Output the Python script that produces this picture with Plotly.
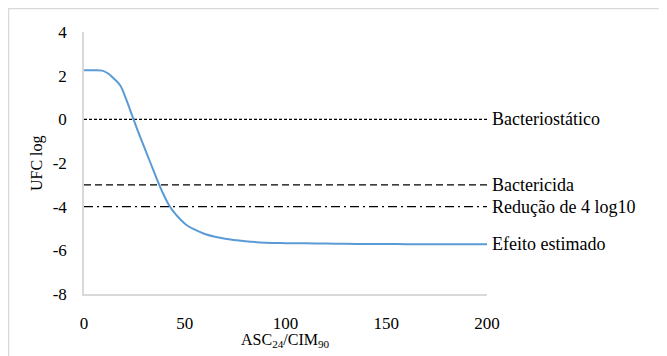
import plotly.graph_objects as go

# Estimated effect curve
auc_mic = [0, 5, 9, 12, 15, 18, 21, 24, 27, 30, 33, 36, 39, 42, 45, 48, 51, 55, 60,
           65, 70, 80, 90, 100, 110, 120, 130, 140, 150, 160, 170, 180, 190, 200]
log_cfu = [2.25, 2.25, 2.23, 2.1, 1.85, 1.55, 0.9, 0.15, -0.6, -1.3, -2.0, -2.7, -3.35,
           -3.9, -4.3, -4.6, -4.85, -5.05, -5.25, -5.38, -5.47, -5.58, -5.65, -5.67,
           -5.68, -5.69, -5.7, -5.71, -5.71, -5.72, -5.72, -5.72, -5.72, -5.72]

# Reference thresholds
threshold_names = ["Bacteriostático", "Bactericida", "Redução de 4 log10"]
threshold_values = [0, -3, -4]
x_span = [0, 200]

x_ticks = [0, 50, 100, 150, 200]
y_ticks = [4, 2, 0, -2, -4, -6, -8]
y_ticktext = ["4", "2", "0", "-2", "-4", "-6", "-8"]

FONT = "Liberation Serif"
dashes = ["3px,2px", "7px,4px", "9px,4px,2px,4px"]

# page body has an 8px margin: figure is sized/placed to compensate
W, H = 659, 348
L, R, T, B = 76, 180, 24, 62
PW, PH = W - L - R, H - T - B

fig = go.Figure()
for name, val, d in zip(threshold_names, threshold_values, dashes):
    fig.add_trace(go.Scatter(x=x_span, y=[val, val], mode="lines",
                             line=dict(color="black", width=1.3, dash=d),
                             name=name, showlegend=False, hoverinfo="skip"))
    fig.add_annotation(x=1.0, xref="paper", y=val, yref="y", text=name,
                       showarrow=False, xanchor="left", xshift=3,
                       font=dict(family=FONT, size=18, color="black"))

fig.add_trace(go.Scatter(x=auc_mic, y=log_cfu, mode="lines",
                         line=dict(color="#5b9bd5", width=2, shape="spline"),
                         name="Efeito estimado", showlegend=False))
fig.add_annotation(x=1.0, xref="paper", y=log_cfu[-1], yref="y", text="Efeito estimado",
                   showarrow=False, xanchor="left", xshift=3,
                   font=dict(family=FONT, size=18, color="black"))

# axis titles
fig.add_annotation(x=0.5, xref="paper", y=-46 / PH, yref="paper",
                   text="ASC<sub>24</sub>/CIM<sub>90</sub>", showarrow=False,
                   xanchor="center", yanchor="middle",
                   font=dict(family=FONT, size=16, color="black"))
fig.add_annotation(x=(29 - L) / PW, xref="paper", y=0.5, yref="paper",
                   text="UFC log", showarrow=False, textangle=-90,
                   xanchor="center", yanchor="middle",
                   font=dict(family=FONT, size=16, color="black"))

# outer border
fig.add_shape(type="rect", xref="paper", yref="paper",
              x0=(0.5 - L) / PW, x1=2, y0=-1, y1=(T + PH - 0.5) / PH,
              line=dict(color="#d9d9d9", width=1.5), layer="below")

fig.update_layout(
    width=W, height=H,
    margin=dict(l=L, r=R, t=T, b=B),
    paper_bgcolor="white", plot_bgcolor="white",
    font=dict(family=FONT, size=17, color="black"),
    xaxis=dict(range=[0, 200], tickvals=x_ticks, showgrid=False, zeroline=False,
               showline=True, linecolor="#d9d9d9", linewidth=1.5, automargin=False,
               ticks="outside", ticklen=13, tickcolor="rgba(0,0,0,0)",
               tickfont=dict(size=17)),
    yaxis=dict(range=[-8, 4], tickvals=y_ticks, ticktext=y_ticktext,
               showgrid=False, zeroline=False, automargin=False,
               showline=True, linecolor="#d9d9d9", linewidth=1.5,
               ticks="outside", ticklen=12, tickcolor="rgba(0,0,0,0)",
               tickfont=dict(size=17)),
)

fig.write_html("out.html")
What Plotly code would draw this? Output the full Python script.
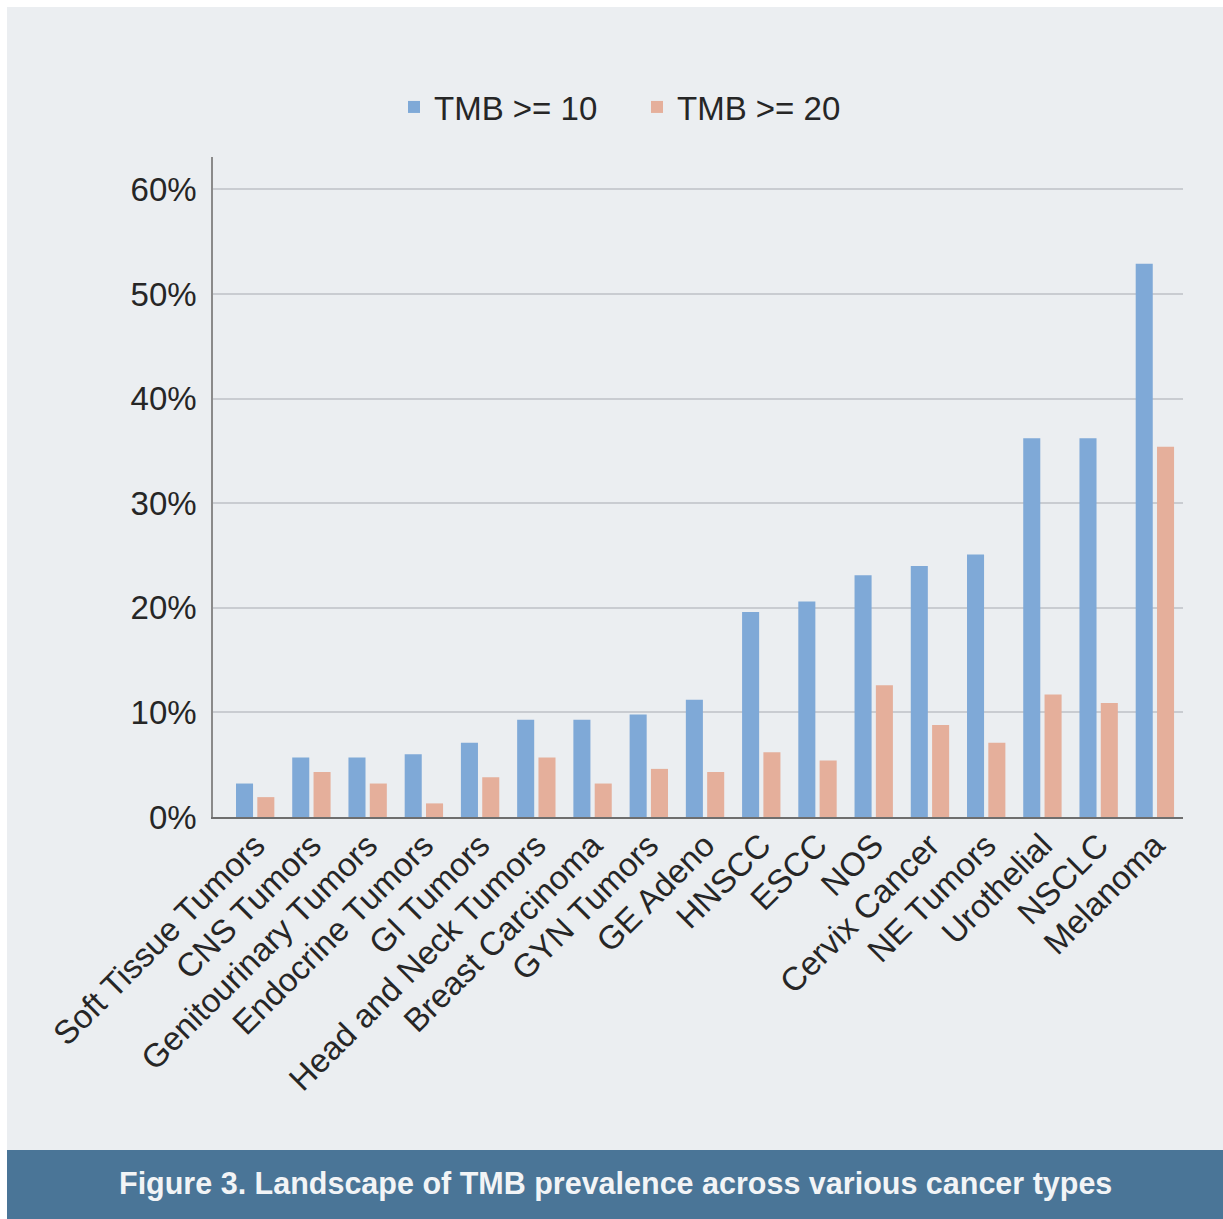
import plotly.graph_objects as go

# Cancer types, ordered by prevalence of TMB >= 10
categories = [
    "Soft Tissue Tumors", "CNS Tumors", "Genitourinary Tumors", "Endocrine Tumors",
    "GI Tumors", "Head and Neck Tumors", "Breast Carcinoma", "GYN Tumors",
    "GE Adeno", "HNSCC", "ESCC", "NOS", "Cervix Cancer", "NE Tumors",
    "Urothelial", "NSCLC", "Melanoma",
]

# Prevalence (%) of each TMB threshold
tmb_ge_10 = [3.2, 5.7, 5.7, 6.0, 7.1, 9.3, 9.3, 9.8, 11.2, 19.6, 20.6, 23.1, 24.0, 25.1, 36.2, 36.2, 52.9]
tmb_ge_20 = [1.9, 4.3, 3.2, 1.3, 3.8, 5.7, 3.2, 4.6, 4.3, 6.2, 5.4, 12.6, 8.8, 7.1, 11.7, 10.9, 35.4]

y_ticks = [0, 10, 20, 30, 40, 50, 60]
y_tick_labels = ["0%", "10%", "20%", "30%", "40%", "50%", "60%"]

caption = "Figure 3. Landscape of TMB prevalence across various cancer types"

W, H = 1223, 1219
PLOT_L, PLOT_R, PLOT_T, PLOT_B = 213, 1183, 157, 817
BG = "#ebeef1"
TEXT = "#262626"
FONT = "Liberation Sans, Arial, sans-serif"
FS = 33

pw = PLOT_R - PLOT_L
ph = PLOT_B - PLOT_T


def px_x(x):
    return (x - PLOT_L) / pw


def px_y(y):
    return (PLOT_B - y) / ph


fig = go.Figure()
fig.add_trace(go.Bar(
    name="TMB >= 10", x=list(range(len(categories))), y=tmb_ge_10,
    marker=dict(color="#7fa9d7", line=dict(width=0)),
))
fig.add_trace(go.Bar(
    name="TMB >= 20", x=list(range(len(categories))), y=tmb_ge_20,
    marker=dict(color="#e5af9b", line=dict(width=0)),
))

shapes = [
    # white frame strips on the top and left edges
    dict(type="rect", xref="paper", yref="paper", layer="below",
         x0=px_x(0), x1=px_x(W), y0=px_y(0), y1=px_y(7),
         fillcolor="white", line=dict(width=0)),
    dict(type="rect", xref="paper", yref="paper", layer="below",
         x0=px_x(0), x1=px_x(7), y0=px_y(0), y1=px_y(H),
         fillcolor="white", line=dict(width=0)),
    # caption banner
    dict(type="rect", xref="paper", yref="paper", layer="below",
         x0=px_x(7), x1=px_x(W), y0=px_y(1150), y1=px_y(H),
         fillcolor="#4a7597", line=dict(width=0)),
]

annotations = [
    dict(text=caption, xref="paper", yref="paper",
         x=px_x((7 + W) / 2), y=px_y(1183), xanchor="center", yanchor="middle",
         showarrow=False,
         font=dict(family=FONT, size=30.5, color="#f2f4f6", weight="bold")),
]

fig.update_layout(
    width=W, height=H,
    margin=dict(l=PLOT_L, r=W - PLOT_R, t=PLOT_T, b=H - PLOT_B, pad=0),
    paper_bgcolor=BG, plot_bgcolor="rgba(0,0,0,0)",
    font=dict(family=FONT, size=FS, color=TEXT),
    barmode="group", bargap=0.242, bargroupgap=0.2,
    showlegend=True,
    legend=dict(orientation="h", x=px_x(394), xanchor="left",
                y=px_y(107), yanchor="middle",
                font=dict(family=FONT, size=FS, color=TEXT),
                bgcolor="rgba(0,0,0,0)", entrywidth=198, entrywidthmode="pixels",
                itemclick=False),
    shapes=shapes, annotations=annotations,
)

fig.update_xaxes(
    range=[-0.75, len(categories) - 0.5],
    tickmode="array", tickvals=list(range(len(categories))), ticktext=categories,
    tickangle=-45, ticks="", ticklabelstandoff=-6,
    showgrid=False, zeroline=False,
    showline=True, linecolor="#6e6e6e", linewidth=1.5,
    tickfont=dict(family=FONT, size=FS, color=TEXT),
)
fig.update_yaxes(
    range=[0, (PLOT_B - PLOT_T) / 10.46],
    tickmode="array", tickvals=y_ticks, ticktext=y_tick_labels,
    ticks="", ticklabelstandoff=8,
    showgrid=True, gridcolor="#c9ccd1", gridwidth=1.5,
    zeroline=False, showline=True, linecolor="#8a8a8a", linewidth=1.5,
    tickfont=dict(family=FONT, size=FS, color=TEXT),
)

fig.write_html("out.html")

──────

* OBJECTIVE:
Leave out every line without the string "script" and copy the rest.

* RESULT OF THE EXERCISE:
Output the Python script that produces this picture with Plotly.
What Plotly code would draw this? Output the full Python script.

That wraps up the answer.